Good Friday by Ermes Dovico

Saint Celestine V

Before the incredible succession of events that led to his election as pontiff, he had consecrated his existence to God by living for most of his life as a hermit.

Saint of the day 19_05_2023 Italiano Español

Before the incredible succession of events that led to his election as pontiff when he was already 85 years old, Saint Celestine V (c. 1209-1296), born Pietro Angelerio, known as Pietro da Morrone, had consecrated his existence to God by living for most of his life as a hermit.

The penultimate of the 12 children of two peasants Pietro was attracted to the ascetic life from his youth. After his experience in a Benedictine abbey, he turned to contemplation of God in solitude: he went from one hermitage to another and, around the age of thirty, retired to a cave on Mount Morrone (hence the name given to him by his contemporaries). He interrupted his hermitage only to prepare for his ordination to the priesthood, which took place in Rome. After his ordination he resumed his contemplative life on the mountains of Abruzzi.

The fame of his holiness attracted many disciples. For this reason Pietro decided to found a congregation, whose members were originally called “Brothers of the Holy Spirit” (from the name of one of the hermitages he founded) and after the canonization of their founder they were called “Celestines”. Urban IV first approved the new community in 1263, recognizing it as a branch of the Benedictine Order. In the winter of ten years later, in view of the Second Council of Lyons (which aimed, among other things, to limit the proliferation of new religious institutes), Pietro travelled on foot to the French city to speak with Gregory X. The Pope not only confirmed the congregation but asked the saint to celebrate Mass before the other Council Fathers because “no one was more worthy”.

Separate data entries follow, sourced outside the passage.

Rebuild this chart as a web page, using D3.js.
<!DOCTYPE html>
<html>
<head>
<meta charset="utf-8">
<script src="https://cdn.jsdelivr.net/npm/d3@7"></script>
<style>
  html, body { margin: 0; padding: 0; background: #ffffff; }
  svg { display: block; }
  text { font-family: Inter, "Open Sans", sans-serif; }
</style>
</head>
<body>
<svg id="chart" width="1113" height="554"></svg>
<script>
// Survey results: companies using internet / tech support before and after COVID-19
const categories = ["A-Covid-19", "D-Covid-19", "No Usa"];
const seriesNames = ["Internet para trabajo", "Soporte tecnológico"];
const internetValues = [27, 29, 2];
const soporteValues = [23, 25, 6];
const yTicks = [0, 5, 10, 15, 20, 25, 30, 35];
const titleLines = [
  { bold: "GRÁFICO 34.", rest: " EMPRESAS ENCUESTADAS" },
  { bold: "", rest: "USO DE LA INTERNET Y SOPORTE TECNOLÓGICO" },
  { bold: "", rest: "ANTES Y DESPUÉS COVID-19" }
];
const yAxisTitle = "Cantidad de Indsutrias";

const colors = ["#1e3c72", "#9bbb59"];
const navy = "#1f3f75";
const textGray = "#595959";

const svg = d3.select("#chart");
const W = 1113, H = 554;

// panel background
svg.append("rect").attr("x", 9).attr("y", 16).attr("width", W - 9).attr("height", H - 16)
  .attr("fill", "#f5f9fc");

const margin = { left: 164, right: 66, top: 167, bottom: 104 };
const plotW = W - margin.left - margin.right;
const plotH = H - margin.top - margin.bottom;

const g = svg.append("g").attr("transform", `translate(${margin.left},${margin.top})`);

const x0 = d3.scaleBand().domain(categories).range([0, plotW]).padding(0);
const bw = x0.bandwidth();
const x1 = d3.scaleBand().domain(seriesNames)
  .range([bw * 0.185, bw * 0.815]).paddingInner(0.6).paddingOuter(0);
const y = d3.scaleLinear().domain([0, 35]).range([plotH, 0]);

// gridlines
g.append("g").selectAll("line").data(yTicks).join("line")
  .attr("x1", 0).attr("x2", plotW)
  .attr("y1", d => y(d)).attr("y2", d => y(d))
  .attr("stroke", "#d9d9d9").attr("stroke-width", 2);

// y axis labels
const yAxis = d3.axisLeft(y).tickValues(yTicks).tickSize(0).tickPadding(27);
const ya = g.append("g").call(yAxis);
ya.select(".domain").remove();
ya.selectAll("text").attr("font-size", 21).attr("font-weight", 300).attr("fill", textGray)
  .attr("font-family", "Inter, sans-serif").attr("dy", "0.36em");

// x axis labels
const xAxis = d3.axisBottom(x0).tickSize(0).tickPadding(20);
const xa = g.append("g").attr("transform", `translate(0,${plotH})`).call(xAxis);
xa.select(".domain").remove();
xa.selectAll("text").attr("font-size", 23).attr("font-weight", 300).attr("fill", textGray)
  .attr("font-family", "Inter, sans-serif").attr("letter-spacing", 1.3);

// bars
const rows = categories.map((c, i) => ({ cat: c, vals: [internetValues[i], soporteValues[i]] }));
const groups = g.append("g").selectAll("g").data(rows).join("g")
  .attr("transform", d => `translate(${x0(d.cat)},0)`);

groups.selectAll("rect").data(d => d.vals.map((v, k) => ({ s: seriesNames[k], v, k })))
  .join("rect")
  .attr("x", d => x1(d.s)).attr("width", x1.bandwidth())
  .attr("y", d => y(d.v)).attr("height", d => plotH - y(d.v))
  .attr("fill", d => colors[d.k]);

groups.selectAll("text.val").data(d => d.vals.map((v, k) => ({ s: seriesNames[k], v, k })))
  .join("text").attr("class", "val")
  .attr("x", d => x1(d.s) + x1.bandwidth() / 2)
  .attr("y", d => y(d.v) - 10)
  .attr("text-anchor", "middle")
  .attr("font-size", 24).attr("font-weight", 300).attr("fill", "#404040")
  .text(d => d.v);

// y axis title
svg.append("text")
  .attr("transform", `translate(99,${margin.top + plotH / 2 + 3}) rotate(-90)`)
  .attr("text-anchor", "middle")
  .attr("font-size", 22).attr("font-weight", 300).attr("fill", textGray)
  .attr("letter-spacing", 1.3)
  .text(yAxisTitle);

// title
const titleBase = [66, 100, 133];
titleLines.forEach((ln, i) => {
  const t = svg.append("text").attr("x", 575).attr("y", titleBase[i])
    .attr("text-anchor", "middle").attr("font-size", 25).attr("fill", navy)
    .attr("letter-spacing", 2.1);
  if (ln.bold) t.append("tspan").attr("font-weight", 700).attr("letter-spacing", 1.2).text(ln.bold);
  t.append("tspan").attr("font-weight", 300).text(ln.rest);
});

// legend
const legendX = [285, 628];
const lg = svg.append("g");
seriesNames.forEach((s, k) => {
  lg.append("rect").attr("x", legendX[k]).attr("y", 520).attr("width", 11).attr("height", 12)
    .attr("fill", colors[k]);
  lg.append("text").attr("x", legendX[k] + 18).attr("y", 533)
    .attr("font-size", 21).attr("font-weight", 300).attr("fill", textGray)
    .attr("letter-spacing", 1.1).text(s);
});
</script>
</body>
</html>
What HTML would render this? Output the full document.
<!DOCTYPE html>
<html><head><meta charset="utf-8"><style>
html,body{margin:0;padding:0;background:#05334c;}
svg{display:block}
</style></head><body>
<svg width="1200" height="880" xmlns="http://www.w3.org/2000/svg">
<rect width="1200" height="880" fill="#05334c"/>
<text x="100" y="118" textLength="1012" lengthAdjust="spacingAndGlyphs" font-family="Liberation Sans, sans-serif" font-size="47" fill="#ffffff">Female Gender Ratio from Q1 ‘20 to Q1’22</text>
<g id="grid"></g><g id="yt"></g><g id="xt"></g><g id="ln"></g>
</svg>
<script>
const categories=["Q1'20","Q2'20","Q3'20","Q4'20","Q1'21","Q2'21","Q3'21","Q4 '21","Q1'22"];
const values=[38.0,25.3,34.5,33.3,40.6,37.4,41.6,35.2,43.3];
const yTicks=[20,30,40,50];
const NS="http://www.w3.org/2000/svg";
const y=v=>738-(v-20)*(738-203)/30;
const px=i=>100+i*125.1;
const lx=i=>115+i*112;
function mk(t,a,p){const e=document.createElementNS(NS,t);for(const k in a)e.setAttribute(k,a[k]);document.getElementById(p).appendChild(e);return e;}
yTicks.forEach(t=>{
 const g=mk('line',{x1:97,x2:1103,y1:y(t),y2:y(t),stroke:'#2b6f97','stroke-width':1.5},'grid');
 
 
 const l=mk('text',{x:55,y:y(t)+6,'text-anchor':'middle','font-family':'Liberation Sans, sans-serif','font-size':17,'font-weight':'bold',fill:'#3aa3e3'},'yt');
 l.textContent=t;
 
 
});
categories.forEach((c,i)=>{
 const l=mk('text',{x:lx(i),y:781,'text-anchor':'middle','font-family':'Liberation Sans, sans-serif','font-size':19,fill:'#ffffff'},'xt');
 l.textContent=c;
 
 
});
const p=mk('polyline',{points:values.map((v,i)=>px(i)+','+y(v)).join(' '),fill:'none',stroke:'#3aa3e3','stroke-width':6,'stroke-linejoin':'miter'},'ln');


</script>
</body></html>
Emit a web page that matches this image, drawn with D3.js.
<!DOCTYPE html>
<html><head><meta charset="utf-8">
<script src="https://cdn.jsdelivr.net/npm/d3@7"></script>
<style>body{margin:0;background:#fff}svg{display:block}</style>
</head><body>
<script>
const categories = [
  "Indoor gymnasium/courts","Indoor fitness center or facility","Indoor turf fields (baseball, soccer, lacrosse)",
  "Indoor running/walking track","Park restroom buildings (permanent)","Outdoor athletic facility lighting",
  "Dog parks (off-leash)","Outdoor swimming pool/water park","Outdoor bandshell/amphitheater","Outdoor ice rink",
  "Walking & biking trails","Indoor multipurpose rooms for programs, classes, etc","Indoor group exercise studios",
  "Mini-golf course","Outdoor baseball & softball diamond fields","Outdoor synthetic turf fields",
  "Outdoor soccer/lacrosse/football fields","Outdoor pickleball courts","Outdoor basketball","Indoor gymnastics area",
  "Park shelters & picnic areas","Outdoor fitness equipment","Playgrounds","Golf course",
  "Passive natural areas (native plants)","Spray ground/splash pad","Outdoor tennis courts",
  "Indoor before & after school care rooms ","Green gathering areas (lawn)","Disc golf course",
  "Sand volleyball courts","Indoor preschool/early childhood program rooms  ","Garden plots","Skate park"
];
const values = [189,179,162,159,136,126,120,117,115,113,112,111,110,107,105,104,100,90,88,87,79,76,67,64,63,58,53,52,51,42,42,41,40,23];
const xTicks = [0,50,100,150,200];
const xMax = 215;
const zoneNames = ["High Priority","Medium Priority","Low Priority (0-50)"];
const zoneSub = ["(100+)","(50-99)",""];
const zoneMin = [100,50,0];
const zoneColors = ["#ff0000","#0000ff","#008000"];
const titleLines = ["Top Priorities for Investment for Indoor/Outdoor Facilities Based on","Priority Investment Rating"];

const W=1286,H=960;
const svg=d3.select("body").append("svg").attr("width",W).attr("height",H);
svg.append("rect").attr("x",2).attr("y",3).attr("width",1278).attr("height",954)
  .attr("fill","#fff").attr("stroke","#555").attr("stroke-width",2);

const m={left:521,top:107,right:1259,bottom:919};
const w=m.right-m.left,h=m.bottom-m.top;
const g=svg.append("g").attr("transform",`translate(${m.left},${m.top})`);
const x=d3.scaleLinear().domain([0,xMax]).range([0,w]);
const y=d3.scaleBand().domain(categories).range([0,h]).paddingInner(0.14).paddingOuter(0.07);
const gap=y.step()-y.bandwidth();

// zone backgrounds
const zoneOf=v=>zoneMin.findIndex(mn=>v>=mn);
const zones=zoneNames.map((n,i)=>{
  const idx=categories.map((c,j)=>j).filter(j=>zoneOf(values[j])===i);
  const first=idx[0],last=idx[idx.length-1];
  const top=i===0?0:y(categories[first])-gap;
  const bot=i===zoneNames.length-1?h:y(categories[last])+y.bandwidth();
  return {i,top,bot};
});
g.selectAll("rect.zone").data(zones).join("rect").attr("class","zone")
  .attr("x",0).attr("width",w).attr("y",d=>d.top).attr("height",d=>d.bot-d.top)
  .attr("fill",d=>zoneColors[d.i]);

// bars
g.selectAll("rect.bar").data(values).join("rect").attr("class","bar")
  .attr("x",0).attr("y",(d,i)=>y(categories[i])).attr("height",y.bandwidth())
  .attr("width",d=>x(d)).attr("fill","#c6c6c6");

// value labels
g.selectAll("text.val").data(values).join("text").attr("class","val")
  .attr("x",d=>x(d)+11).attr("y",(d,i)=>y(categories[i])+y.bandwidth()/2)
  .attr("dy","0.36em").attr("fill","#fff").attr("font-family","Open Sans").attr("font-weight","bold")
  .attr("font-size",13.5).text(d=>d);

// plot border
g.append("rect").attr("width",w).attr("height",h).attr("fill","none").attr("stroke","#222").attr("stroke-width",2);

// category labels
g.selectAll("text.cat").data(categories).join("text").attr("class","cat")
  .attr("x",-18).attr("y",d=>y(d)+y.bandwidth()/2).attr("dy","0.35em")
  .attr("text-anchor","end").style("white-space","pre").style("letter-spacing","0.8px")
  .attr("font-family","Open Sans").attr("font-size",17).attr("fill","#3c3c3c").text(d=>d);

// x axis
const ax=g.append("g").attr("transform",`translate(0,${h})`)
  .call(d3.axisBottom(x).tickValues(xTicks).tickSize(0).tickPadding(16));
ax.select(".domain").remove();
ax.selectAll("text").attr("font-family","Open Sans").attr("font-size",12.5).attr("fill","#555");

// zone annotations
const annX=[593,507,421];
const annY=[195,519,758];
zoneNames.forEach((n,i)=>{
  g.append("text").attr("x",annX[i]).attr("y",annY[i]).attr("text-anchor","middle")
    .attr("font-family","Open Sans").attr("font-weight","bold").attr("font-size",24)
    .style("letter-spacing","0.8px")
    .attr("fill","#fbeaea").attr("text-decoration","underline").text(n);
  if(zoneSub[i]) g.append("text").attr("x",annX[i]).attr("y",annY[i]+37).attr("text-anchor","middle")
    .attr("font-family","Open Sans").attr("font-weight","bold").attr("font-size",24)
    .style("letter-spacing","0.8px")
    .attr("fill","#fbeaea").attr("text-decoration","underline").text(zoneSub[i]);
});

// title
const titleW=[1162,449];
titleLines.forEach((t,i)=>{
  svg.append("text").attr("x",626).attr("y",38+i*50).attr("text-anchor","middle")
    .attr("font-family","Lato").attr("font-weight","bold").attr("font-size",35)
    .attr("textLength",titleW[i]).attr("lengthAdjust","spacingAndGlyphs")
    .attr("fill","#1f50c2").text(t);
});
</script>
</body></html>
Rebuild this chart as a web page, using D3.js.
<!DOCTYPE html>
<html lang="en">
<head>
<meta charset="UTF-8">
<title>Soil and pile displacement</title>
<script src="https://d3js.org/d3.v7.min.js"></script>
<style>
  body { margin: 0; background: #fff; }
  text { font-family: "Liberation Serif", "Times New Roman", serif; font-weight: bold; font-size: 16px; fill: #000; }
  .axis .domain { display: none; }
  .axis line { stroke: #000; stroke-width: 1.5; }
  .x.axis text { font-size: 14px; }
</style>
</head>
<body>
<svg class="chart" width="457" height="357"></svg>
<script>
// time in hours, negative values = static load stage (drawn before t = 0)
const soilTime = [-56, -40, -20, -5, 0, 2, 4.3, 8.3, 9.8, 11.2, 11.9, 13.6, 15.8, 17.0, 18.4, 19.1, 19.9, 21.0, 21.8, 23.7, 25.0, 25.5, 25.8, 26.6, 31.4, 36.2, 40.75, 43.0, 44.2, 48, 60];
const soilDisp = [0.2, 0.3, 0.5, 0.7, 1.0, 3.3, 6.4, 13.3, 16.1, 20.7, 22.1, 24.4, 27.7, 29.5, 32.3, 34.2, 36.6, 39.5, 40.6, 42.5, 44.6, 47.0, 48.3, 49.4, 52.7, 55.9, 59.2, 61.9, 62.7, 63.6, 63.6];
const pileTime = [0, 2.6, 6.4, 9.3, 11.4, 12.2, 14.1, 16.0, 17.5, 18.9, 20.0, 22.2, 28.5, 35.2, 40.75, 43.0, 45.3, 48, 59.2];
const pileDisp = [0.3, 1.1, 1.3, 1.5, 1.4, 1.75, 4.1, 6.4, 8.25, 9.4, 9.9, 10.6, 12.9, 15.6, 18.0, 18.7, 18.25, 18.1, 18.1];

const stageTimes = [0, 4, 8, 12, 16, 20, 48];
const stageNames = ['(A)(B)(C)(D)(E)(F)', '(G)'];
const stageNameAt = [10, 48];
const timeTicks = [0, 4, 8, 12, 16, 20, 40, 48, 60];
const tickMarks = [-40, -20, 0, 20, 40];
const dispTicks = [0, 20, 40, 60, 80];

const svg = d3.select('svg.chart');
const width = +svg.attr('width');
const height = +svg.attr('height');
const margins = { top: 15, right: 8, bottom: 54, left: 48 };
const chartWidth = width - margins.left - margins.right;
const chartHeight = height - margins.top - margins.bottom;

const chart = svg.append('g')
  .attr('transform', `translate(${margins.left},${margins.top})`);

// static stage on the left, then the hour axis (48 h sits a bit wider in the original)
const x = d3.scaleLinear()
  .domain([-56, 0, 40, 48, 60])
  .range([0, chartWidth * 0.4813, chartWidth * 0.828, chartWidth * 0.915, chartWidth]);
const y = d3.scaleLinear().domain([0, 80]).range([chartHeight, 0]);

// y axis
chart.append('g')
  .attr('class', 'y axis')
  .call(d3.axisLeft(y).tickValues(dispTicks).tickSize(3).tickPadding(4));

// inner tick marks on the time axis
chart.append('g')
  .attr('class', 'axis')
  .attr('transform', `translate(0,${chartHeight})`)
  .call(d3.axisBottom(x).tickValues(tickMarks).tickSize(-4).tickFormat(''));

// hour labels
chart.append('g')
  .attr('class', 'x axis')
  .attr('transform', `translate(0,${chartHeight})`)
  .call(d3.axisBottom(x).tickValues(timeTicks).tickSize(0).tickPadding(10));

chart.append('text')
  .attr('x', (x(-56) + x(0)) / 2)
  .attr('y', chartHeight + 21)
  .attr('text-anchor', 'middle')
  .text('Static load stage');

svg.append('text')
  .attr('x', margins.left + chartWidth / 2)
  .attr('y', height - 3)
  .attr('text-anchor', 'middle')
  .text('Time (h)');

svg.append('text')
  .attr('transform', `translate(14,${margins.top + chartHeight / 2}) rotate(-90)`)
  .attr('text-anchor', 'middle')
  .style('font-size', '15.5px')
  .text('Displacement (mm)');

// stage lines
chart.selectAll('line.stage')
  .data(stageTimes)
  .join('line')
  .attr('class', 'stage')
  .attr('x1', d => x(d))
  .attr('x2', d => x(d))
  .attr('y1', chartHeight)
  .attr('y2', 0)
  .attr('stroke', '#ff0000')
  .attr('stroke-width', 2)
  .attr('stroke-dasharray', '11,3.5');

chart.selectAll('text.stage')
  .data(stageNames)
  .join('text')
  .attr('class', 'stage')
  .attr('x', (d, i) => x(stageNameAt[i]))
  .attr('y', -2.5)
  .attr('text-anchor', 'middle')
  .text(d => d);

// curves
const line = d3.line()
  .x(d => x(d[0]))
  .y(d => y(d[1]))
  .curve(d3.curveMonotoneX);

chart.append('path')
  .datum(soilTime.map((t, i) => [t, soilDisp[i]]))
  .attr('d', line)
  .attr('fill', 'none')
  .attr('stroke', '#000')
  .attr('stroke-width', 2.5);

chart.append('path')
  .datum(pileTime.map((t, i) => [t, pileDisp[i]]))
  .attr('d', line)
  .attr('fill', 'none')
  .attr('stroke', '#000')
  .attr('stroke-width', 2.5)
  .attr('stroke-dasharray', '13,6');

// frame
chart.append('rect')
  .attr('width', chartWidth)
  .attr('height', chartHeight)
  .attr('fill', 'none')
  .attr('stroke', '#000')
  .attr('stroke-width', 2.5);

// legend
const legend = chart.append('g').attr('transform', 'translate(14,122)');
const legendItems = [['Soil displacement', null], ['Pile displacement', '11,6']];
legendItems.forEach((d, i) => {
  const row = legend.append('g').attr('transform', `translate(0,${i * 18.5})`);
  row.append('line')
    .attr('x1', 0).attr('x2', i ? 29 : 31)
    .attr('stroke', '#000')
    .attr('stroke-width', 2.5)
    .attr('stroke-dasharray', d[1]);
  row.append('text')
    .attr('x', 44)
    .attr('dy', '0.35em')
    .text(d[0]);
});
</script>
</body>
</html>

His congregation expanded to about 600 members, including monks and oblates, divided among dozens of monasteries. Pietro, who observed Lent four times a year, led his disciples as long as he could. Around 1280, now in his old age, he entrusted the helm to a confrere and returned to live as a hermit between the Majella and Morrone mountains. It seemed that his earthly life was to end on those mountains, but instead something unthinkable was about to happen. On 4 April 1292 Nicholas IV died and in the same month the Conclave, then composed of only 12 cardinals, met for the election of the new pope. First the divisions among the cardinals, then an epidemic of the plague, which killed one of them, prolonged the conclave out of all proportion: two years later, the pontifical see was still vacant. At that juncture pressure was added from Charles II of Anjou, who needed papal backing for an agreement with the Aragonese king.

Pietro himself wrote to the Dean of the College of Cardinals, prophesying severe divine punishment if they did not hurry to elect the pope. The cardinals finally agreed on his name. They sent messengers to Mount Morrone to obtain Pietro's acceptance. One of them reported that he wore “a coarse cassock” and appeared as an “old man, astonished and hesitant at such unexpected news”. With visible suffering, after hearing that he would commit mortal sin if he refused, the hermit announced that he accepted the honour. On 29 August 1294 he received the papal tiara and assumed the name of Celestine V. His pontificate, immediately influenced by the interference of Charles II of Anjou and some men of the curia who were not interested in eternal goods, lasted only three and a half months.

Apart from granting the Celestinian Forgiveness”, an indulgence precursor of the Jubilee, Celestine, dropped at the age of 85 into a situation in which he was out of his depth, made some unfortunate decisions. But he realized the disorder reigning in the Church: “My God, while I reign over souls, here I am losing mine,” he uttered disconsolately. He asked if it was possible under canon law to renounce the Petrine ministry for legitimate reasons. He was told that it was, and on 13 December 1294 he read his renunciation. For this reason many critics have identified in him the character referred to by Dante (“he who made for cowardice the great refusal”), but it is clear that Celestine acted in a spirit of true humility and love for the Church. He lived his last months locked up in a castle, because his successor Boniface VIII feared that his rivals might contest Celestine's abdication and use him for a schism. He returned to the Father's house singing the Psalms. His cause for canonization was initiated by Boniface VIII himself. And it ended - after the testimonials of hundreds of witnesses - under Clement V, who proclaimed him saint in 1313.